In 1990, then-President George Bush tapped Bonner to head the DEA. Bonner had been a Bush-appointed U.S. district judge in Los Angeles for a year prior to that, and was the top prosecutor in Southern California from 1984 to 1989.

Bonner took over the DEA during a time of public squabbling among the agency, the FBI and Customs Service. In addition, the DEA was embroiled in a controversy over its investigation into the torture-murder of U.S. drug agent Enrique Camarena, which strained relationships with Mexico.

As Bonner left the DEA in 1993, he assailed the incoming Clinton administration for recommending that the agency be merged into the FBI instead of remaining independent under the Treasury Department. The merger was nixed by then-Atty. Gen. Janet Reno. Bonner also was critical of the administration for proposing anti-drug policies that he called “doomed to failure” for emphasizing treatment for hard-core drug users.
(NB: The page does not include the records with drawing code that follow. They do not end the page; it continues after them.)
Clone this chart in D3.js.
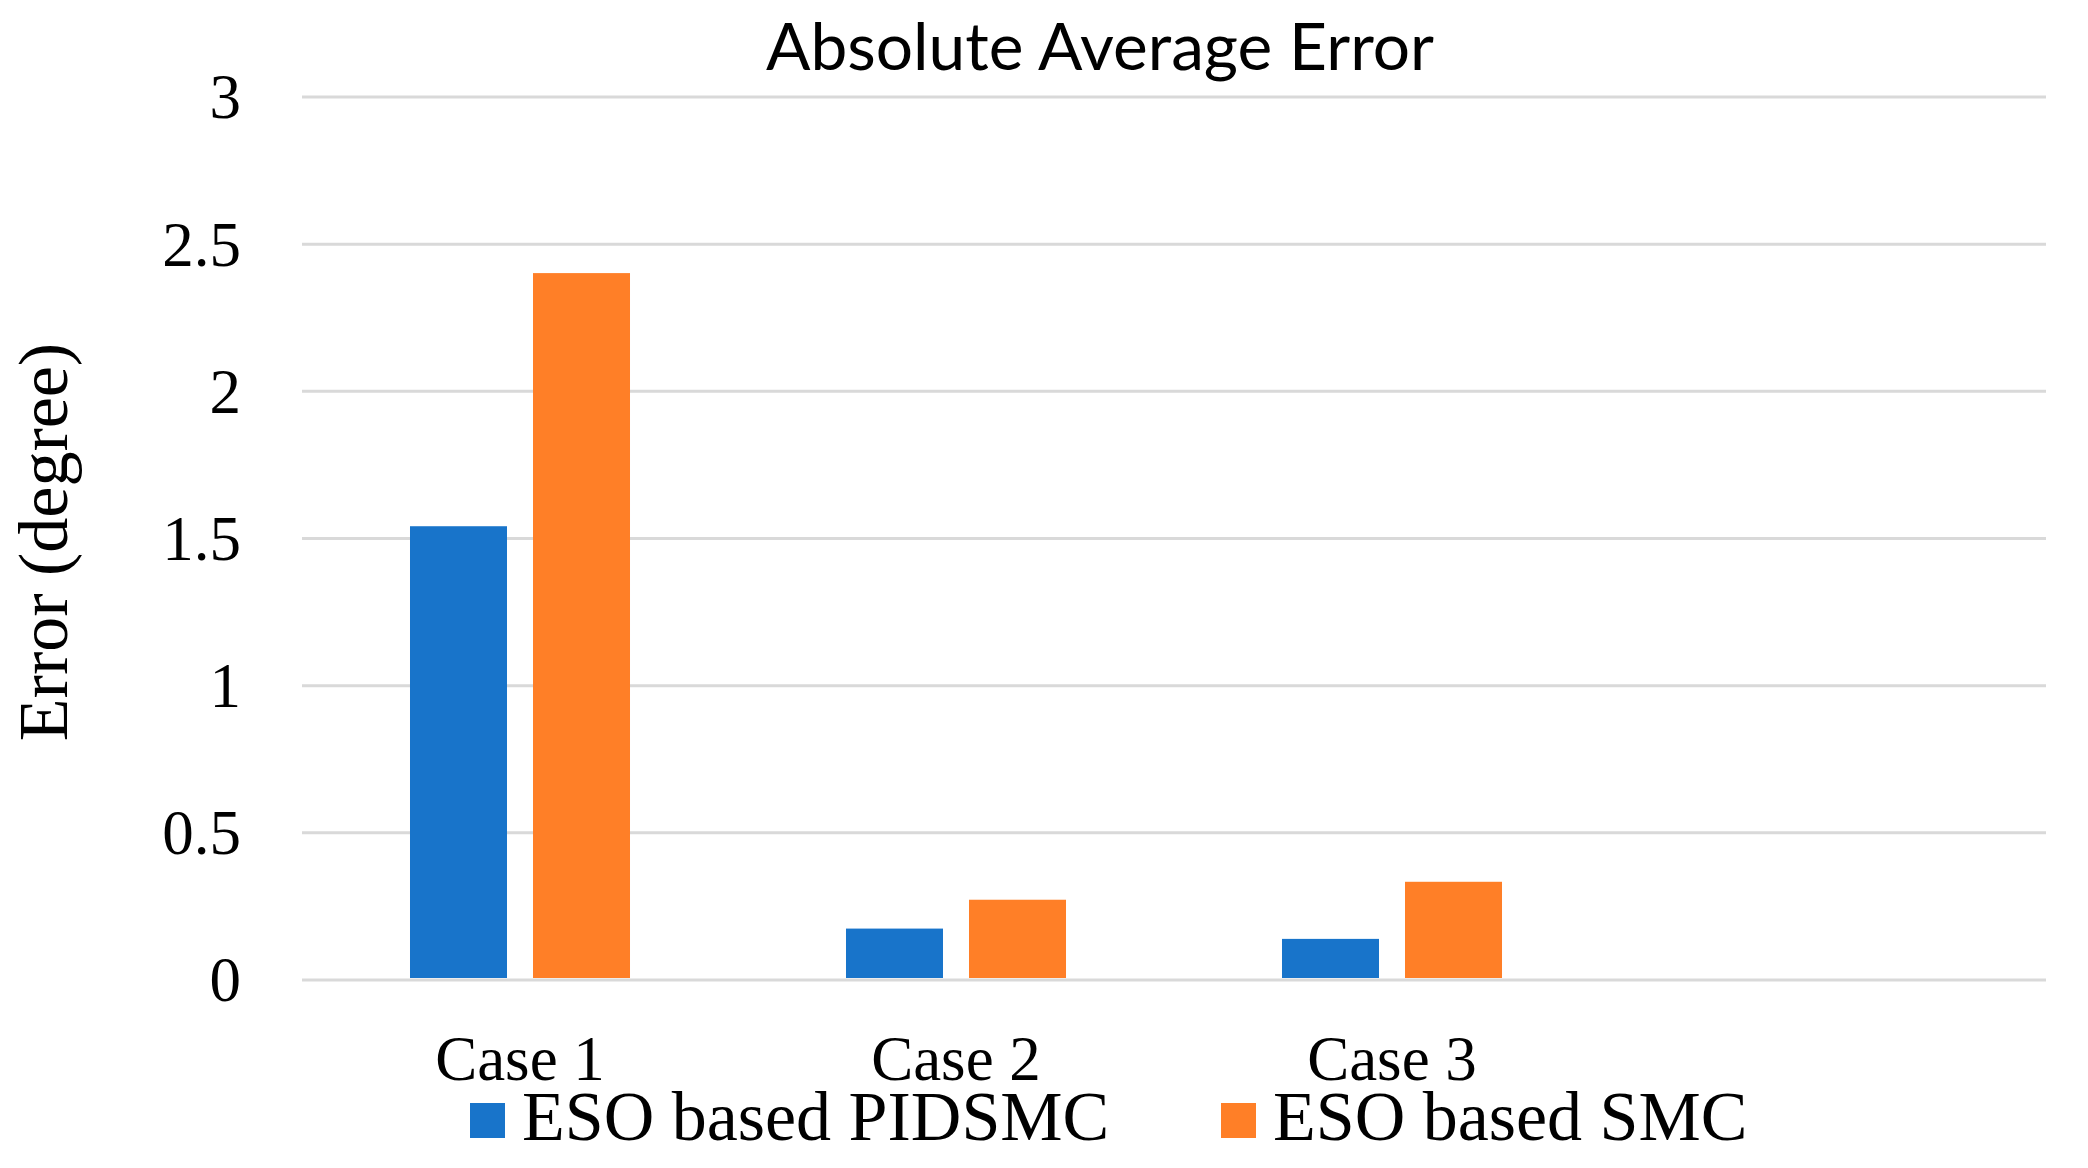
<!DOCTYPE html>
<html>
<head>
<meta charset="utf-8">
<script src="https://cdn.jsdelivr.net/npm/d3@7"></script>
<style>
  html, body { margin: 0; padding: 0; background: #fff; }
  svg { display: block; }
</style>
</head>
<body>
<svg id="chart" width="2088" height="1168"></svg>
<script>
// ---- data ----
const categories = ["Case 1", "Case 2", "Case 3", ""];
const seriesNames = ["ESO based PIDSMC", "ESO based SMC"];
const pidsmcValues = [1.54, 0.173, 0.138, null];
const smcValues = [2.40, 0.271, 0.332, null];
const yTickValues = [0, 0.5, 1, 1.5, 2, 2.5, 3];
const yTickLabels = ["0", "0.5", "1", "1.5", "2", "2.5", "3"];
const seriesColors = ["#1874CA", "#FF7F27"];
const chartTitle = "Absolute Average Error";
const yAxisTitle = "Error (degree)";

// ---- layout ----
const W = 2088, H = 1168;
const plot = { left: 302, right: 2046, top: 96.5, bottom: 979.5 };
const svg = d3.select("#chart");
const serif = "'Liberation Serif', 'Times New Roman', serif";

const x = d3.scaleBand().domain(categories).range([plot.left, plot.right])
  .paddingInner(0.4954).paddingOuter(0.2477);
const xInner = d3.scaleBand().domain(seriesNames).range([0, x.bandwidth()])
  .paddingInner(0.2114).paddingOuter(0);
const y = d3.scaleLinear().domain([0, 3]).range([plot.bottom, plot.top]);

// gridlines + y labels
const yAxis = d3.axisLeft(y).tickValues(yTickValues)
  .tickFormat((d, i) => yTickLabels[i])
  .tickSize(-(plot.right - plot.left)).tickPadding(61);
const gy = svg.append("g").attr("transform", `translate(${plot.left},0)`).call(yAxis);
gy.select(".domain").remove();
gy.selectAll(".tick line").attr("stroke", "#d9d9d9").attr("stroke-width", 3);
gy.selectAll(".tick text").attr("font-family", serif).attr("font-size", 63)
  .attr("fill", "#000").attr("dy", "0.34em");

// bars
const rows = categories.map((c, i) => ({ cat: c, vals: [pidsmcValues[i], smcValues[i]] }));
const groups = svg.append("g").selectAll("g").data(rows).join("g")
  .attr("transform", d => `translate(${x(d.cat)},0)`);
groups.selectAll("rect")
  .data(d => d.vals.map((v, j) => ({ v, name: seriesNames[j], color: seriesColors[j] })).filter(e => e.v != null))
  .join("rect")
  .attr("x", d => xInner(d.name))
  .attr("width", xInner.bandwidth())
  .attr("y", d => y(d.v))
  .attr("height", d => y(0) - 1.5 - y(d.v))
  .attr("fill", d => d.color);

// x axis labels
const xAxis = d3.axisBottom(x).tickSize(0).tickPadding(0);
const gx = svg.append("g").attr("transform", `translate(0,${plot.bottom})`).call(xAxis);
gx.select(".domain").remove();
gx.selectAll(".tick text").attr("font-family", serif).attr("font-size", 63)
  .attr("fill", "#000").attr("y", 100.5).attr("dy", 0);

// title
svg.append("text").attr("x", 1100).attr("y", 70)
  .attr("text-anchor", "middle")
  .attr("font-family", "Lato, 'Open Sans', sans-serif")
  .attr("font-size", 66)
  .attr("textLength", 668).attr("lengthAdjust", "spacingAndGlyphs")
  .attr("fill", "#000").text(chartTitle);

// y axis title
svg.append("text")
  .attr("transform", `translate(67,542) rotate(-90)`)
  .attr("text-anchor", "middle")
  .attr("font-family", serif).attr("font-size", 70)
  .attr("fill", "#000").text(yAxisTitle);

// legend
const legendX = [470, 1221];
const leg = svg.append("g").selectAll("g").data(seriesNames).join("g")
  .attr("transform", (d, i) => `translate(${legendX[i]},0)`);
leg.append("rect").attr("x", 0).attr("y", 1103).attr("width", 35).attr("height", 35)
  .attr("fill", (d, i) => seriesColors[i]);
leg.append("text").attr("x", 52).attr("y", 1140)
  .attr("font-family", serif).attr("font-size", 70).attr("fill", "#000")
  .text(d => d);
</script>
</body>
</html>
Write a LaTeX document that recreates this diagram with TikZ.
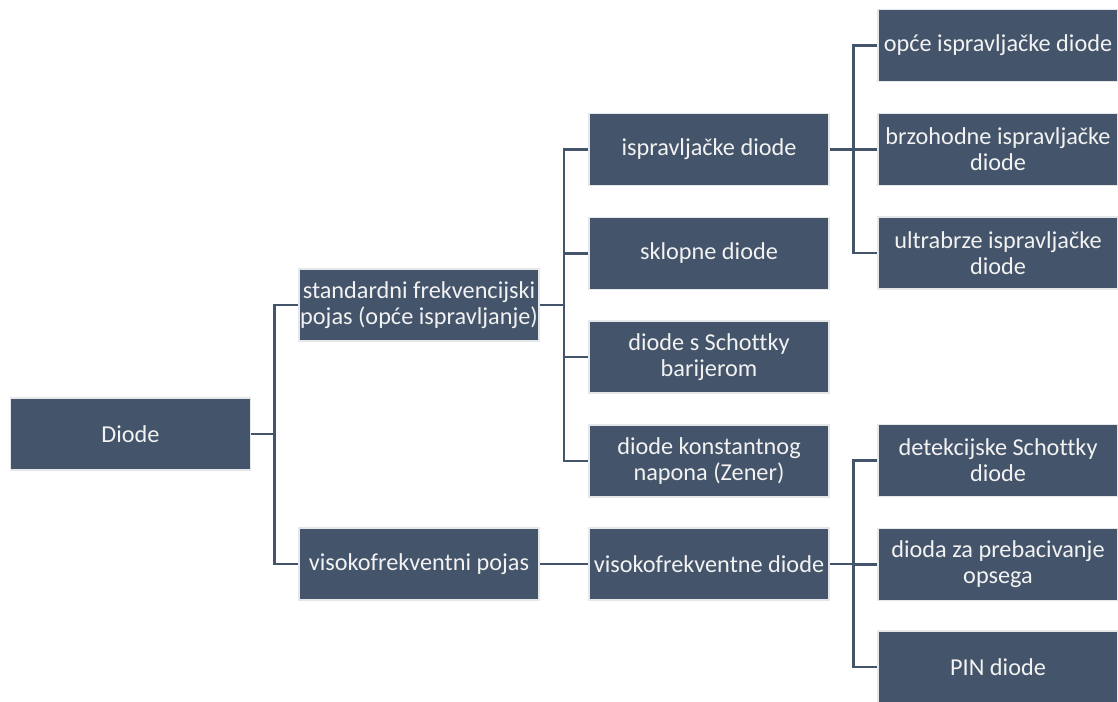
\documentclass[tikz,border=0pt]{standalone}
\usepackage{fontspec}
\setmainfont{Carlito}[Ligatures=NoCommon]
\usetikzlibrary{calc}
\definecolor{boxfill}{HTML}{44546A}
\definecolor{boxedge}{HTML}{E6E7E9}
\definecolor{boxtext}{HTML}{F2F2F2}
\begin{document}
\begin{tikzpicture}[x=0.75pt,y=-0.75pt,
  box/.style={fill=boxfill,draw=boxedge,line width=1.2pt,text=boxtext,
    minimum width=180pt,minimum height=54pt,inner sep=1pt,align=center,
    font=\fontsize{18.2pt}{19.5pt}\selectfont},
  conn/.style={draw=boxfill,line width=1.8pt}]
\useasboundingbox (0,0) rectangle (1118,702);
% column 1
\node[box] (diode) at (130.5,434) {Diode};
% column 2
\node[box] (std) at (419,305) {standardni frekvencijski\\pojas (opće ispravljanje)};
\node[box] (vpoj) at (419,564) {visokofrekventni pojas};
% column 3
\node[box] (ispr) at (709,149.5) {ispravljačke diode};
\node[box] (sklo) at (709,253.5) {sklopne diode};
\node[box] (scho) at (709,357) {diode s Schottky\\barijerom};
\node[box] (zene) at (709,461) {diode konstantnog\\napona (Zener)};
\node[box] (vdio) at (709,564) {visokofrekventne diode};
% column 4
\node[box] (opce) at (998,45.5) {opće ispravljačke diode};
\node[box] (brzo) at (998,149.5) {brzohodne ispravljačke\\diode};
\node[box] (ultr) at (998,253) {ultrabrze ispravljačke\\diode};
\node[box] (dete) at (998,460.5) {detekcijske Schottky\\diode};
\node[box] (preb) at (998,564.5) {dioda za prebacivanje\\opsega};
\node[box] (pin) at (998,667) {PIN diode};
% buses
\coordinate (b1) at (274.5,0);
\coordinate (b2) at (564,0);
\coordinate (b3) at (853.5,0);
% connectors
\draw[conn] (diode.east) -- (diode.east -| b1);
\draw[conn] (std.west) -- (std.west -| b1) -- (vpoj.west -| b1) -- (vpoj.west);
\draw[conn] (std.east) -- (std.east -| b2);
\draw[conn] (ispr.west) -- (ispr.west -| b2) -- (zene.west -| b2) -- (zene.west);
\draw[conn] (sklo.west) -- (sklo.west -| b2);
\draw[conn] (scho.west) -- (scho.west -| b2);
\draw[conn] (vpoj.east) -- (vdio.west);
\draw[conn] (ispr.east) -- (ispr.east -| b3);
\draw[conn] (opce.west) -- (opce.west -| b3) -- (ultr.west -| b3) -- (ultr.west);
\draw[conn] (brzo.west) -- (brzo.west -| b3);
\draw[conn] (vdio.east) -- (vdio.east -| b3);
\draw[conn] (dete.west) -- (dete.west -| b3) -- (pin.west -| b3) -- (pin.west);
\draw[conn] (preb.west) -- (preb.west -| b3);
\end{tikzpicture}
\end{document}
After graduating from the University of Maryland, Bonner received his law degree from Georgetown Law School in 1966. He spent 1975 to 1984 in private practice, specializing in complex business litigation.

He has been active in Republican politics, most recently serving as co-chairman for California Lawyers for Bush-Cheney.

Earlier this year, Bonner applied for the newly created job of independent monitor overseeing reforms in the Los Angeles Police Department. That job went to Kroll Associates, with its president Michael G. Cherkasky, a former New York county prosecutor, serving as the primary monitor.